A brief lecture opened the event, introducing  Turkish wines, while the owner of Troya, Berk Kınalılar served some of his best appetizers, lahmacun, muhammara, hummus, köfte, dolma, various salads, at his long bar. The speaker told us that wine has been produced in Anatolia since pre-historic times, passing from Hittites and Phyrigians to Greeks, Romans and Byzantines. During the long reign of the Islamic Ottoman Empire, despite the religious edict against alcohol consumption, wine production continued by Christian minorities who made up a considerable portion of the population.
                                         Berk, behind his bar at Troya
During the 19th century, as its newly modernized wine production peaked, Turkey provided voluminous exports to phylloxera afflicted Western Europe. The modern Turkish Republic, secular and more permissive of alcohol use, restricted wine sales mostly to Tekel, a government monopoly, although many private producers flourished.  It is with more recent de-regulation of alcohol sales that the Wine Renaissance boasted by the tasting brochure truly began.
                                         Turkish wine regions
Turkey is the sixth largest grape producer in the world but only 7% is used for wine, the rest consumed as table grapes. Domestic alcohol consumption is dominated by beer and rakı, the latter, a hard liquor similar to ouzo or pastisse. Recent statistics reflect wine production at  60 million liters (3.5 million cases), 4% of which is exported. There are a staggering number of different grape varietals, in excess of 1200, many indigenous, with Turkish names, others well known Western varietals.
Turkey has seven wine regions. Some, in Thrace and along the Anatolian shores have Mediterranean climates. Others, inland in Anatolia have harsh winters and hot summers. The diversity of soil and climate is then reflected in the country’s wine output.
                                          Production areas for Kavaklidere
Foremost among the offerings were wines of Kavaklıdere, Turkey’s largest producer. Founded in 1929 as Turkey’s first private winemaker, Kavaklıdere currently produces 20 million liters (1.2 million cases) per year, in 56 different labels from 7 appellations within the country. It is a major exporter, its Ancyra and Yakut wines already well represented in wine lists of U.S. Turkish restaurants. The pinot-noir-like Ancyra Kalecik Karası is already one of my favorites.

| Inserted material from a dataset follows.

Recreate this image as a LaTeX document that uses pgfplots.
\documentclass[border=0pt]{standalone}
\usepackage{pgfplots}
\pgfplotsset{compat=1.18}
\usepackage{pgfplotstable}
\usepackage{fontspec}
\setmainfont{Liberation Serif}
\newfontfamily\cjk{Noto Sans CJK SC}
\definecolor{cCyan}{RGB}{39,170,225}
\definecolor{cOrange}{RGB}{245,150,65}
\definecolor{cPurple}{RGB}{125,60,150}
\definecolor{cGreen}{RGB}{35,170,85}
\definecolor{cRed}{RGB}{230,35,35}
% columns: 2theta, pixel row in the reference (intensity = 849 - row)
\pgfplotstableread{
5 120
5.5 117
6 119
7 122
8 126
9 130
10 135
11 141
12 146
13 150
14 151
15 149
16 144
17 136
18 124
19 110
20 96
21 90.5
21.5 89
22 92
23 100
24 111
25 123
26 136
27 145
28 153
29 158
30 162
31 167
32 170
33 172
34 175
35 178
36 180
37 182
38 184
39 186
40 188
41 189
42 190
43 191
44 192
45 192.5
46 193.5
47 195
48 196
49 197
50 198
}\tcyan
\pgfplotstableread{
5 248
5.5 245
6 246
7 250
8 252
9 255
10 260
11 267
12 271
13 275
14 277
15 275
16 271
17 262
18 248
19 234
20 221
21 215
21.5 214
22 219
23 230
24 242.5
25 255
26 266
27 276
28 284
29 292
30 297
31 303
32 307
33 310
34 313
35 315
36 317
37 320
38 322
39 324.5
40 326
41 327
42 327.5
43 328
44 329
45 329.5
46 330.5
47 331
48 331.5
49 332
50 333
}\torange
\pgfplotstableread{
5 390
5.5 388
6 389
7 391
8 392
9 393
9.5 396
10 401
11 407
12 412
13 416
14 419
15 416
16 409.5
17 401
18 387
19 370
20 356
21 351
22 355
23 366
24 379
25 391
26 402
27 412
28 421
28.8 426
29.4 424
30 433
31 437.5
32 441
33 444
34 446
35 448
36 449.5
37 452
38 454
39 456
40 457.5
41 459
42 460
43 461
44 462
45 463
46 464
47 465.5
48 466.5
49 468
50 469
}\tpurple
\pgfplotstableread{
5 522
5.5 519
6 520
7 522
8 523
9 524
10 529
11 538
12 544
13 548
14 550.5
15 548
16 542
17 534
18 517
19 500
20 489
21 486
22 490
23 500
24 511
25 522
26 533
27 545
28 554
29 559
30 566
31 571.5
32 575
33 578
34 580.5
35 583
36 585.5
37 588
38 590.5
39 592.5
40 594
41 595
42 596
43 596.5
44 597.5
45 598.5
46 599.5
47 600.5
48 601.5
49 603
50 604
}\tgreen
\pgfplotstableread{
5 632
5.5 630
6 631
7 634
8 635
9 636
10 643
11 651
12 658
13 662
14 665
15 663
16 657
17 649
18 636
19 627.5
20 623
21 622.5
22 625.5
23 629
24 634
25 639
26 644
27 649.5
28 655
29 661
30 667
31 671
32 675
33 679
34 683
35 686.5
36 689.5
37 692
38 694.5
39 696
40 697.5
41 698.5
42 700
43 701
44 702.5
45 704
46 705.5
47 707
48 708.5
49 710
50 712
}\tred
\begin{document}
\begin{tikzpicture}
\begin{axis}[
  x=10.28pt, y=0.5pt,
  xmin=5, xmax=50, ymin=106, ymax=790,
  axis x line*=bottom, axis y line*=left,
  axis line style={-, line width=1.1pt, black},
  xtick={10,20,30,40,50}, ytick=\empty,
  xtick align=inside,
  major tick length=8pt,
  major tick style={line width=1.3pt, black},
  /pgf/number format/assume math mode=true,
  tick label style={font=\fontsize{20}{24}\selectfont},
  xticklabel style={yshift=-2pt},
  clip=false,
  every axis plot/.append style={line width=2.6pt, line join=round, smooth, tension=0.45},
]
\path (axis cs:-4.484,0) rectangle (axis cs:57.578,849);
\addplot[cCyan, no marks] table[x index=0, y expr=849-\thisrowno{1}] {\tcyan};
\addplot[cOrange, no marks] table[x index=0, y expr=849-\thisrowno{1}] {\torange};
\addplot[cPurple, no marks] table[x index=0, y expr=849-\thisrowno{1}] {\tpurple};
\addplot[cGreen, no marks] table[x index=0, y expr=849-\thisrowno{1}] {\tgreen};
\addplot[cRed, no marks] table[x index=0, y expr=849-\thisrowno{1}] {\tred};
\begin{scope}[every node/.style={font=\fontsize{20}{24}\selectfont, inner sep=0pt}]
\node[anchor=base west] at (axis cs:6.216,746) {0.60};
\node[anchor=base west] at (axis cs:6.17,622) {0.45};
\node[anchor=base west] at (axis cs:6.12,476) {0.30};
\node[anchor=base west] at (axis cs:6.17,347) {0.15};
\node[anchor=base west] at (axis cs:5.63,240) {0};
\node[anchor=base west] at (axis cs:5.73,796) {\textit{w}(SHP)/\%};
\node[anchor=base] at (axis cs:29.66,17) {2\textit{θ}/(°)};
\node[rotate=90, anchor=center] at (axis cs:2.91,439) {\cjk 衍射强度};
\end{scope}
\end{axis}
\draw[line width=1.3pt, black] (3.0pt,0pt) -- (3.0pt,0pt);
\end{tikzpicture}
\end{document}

We were also taken by their Pendore label, two different, higher extraction, heavier reds made from the Boğazkere and Öküzgözü grapes.

 

Another large producer Turasan is based in the scenic inland Anatolian region of Cappadocia. Its Emir wine, a pinot grigio-like, floral white, was a good bargain and a good drink. Turasan also offers an interesting Kalecik Karası, a spicy red wine, tannic and with hints of dry herb.
Lucien Arkas Wines, based near the Agean city of Izmir offered a number of European varietals such as Chardonnay, Sauvignon Blanc/Trebbiano mix, Cabernet Sauvignon and Merlot.  Named after another early private pioneer, this winemaker did not impress us with its products.
Selendi, another Agean winemaker boasts of European “Chateau style” production with low yield vines, select harvests and a winemaker from Italy’s famed wine house of Antinori. It’s Artist’s Blend of Merlot, Cabernet Sauvignon, Syrah and Cabernet Franc, indeed tasted very much like an Italian wine from Tuscany.
Our favorite white wine of the tasting came from Gallipoli, a 2103 Kınalı Yapıncak made of the Yapıncak grape.  Rich, aromatic and complex in flavor, it was redolent of Northern Italian whites from Alto Adige, currently much preferred.
                                         Production areas for Sevilen
Other favorites were produced by the Sevilen group from the Agean, a three generation winemaking family that began with a Bulgarian immigrant patriarch in 1942. Currently they produce a plethora of different labels and varietals sourced from the Agean and Inland Anatolia, featuring both indigenous Turkish grapes and European ones. We loved its Sauvignon Blanc from the Menderes river valley near Izmir, a full bodied, Bordeaux style wine that gave a new expression to the grape without losing its essence. Its Centum Syrah from near Denizli, an inland Agean region, was very elegant, silky in texture, well extracted, beefy and with medium tannins. Larry commented that it featured the elegance of a Cotes Rotie. At $50 retail, it was also one of the priciest in the overall selection.
Well received by a crowd of wine merchants, sommeliers, wine writers and amateurs hangers-on such as I, Turkish wine is certain to re-appear in future tastings and more wine lists. Larry made note of a few for his wine shop.
The tasting, a successful splash for a start, left me proud of my country of birth, marveling at the diversity and quality of a product so unusual from the Muslim world. But then it is Turkey, a bridge between the East and West.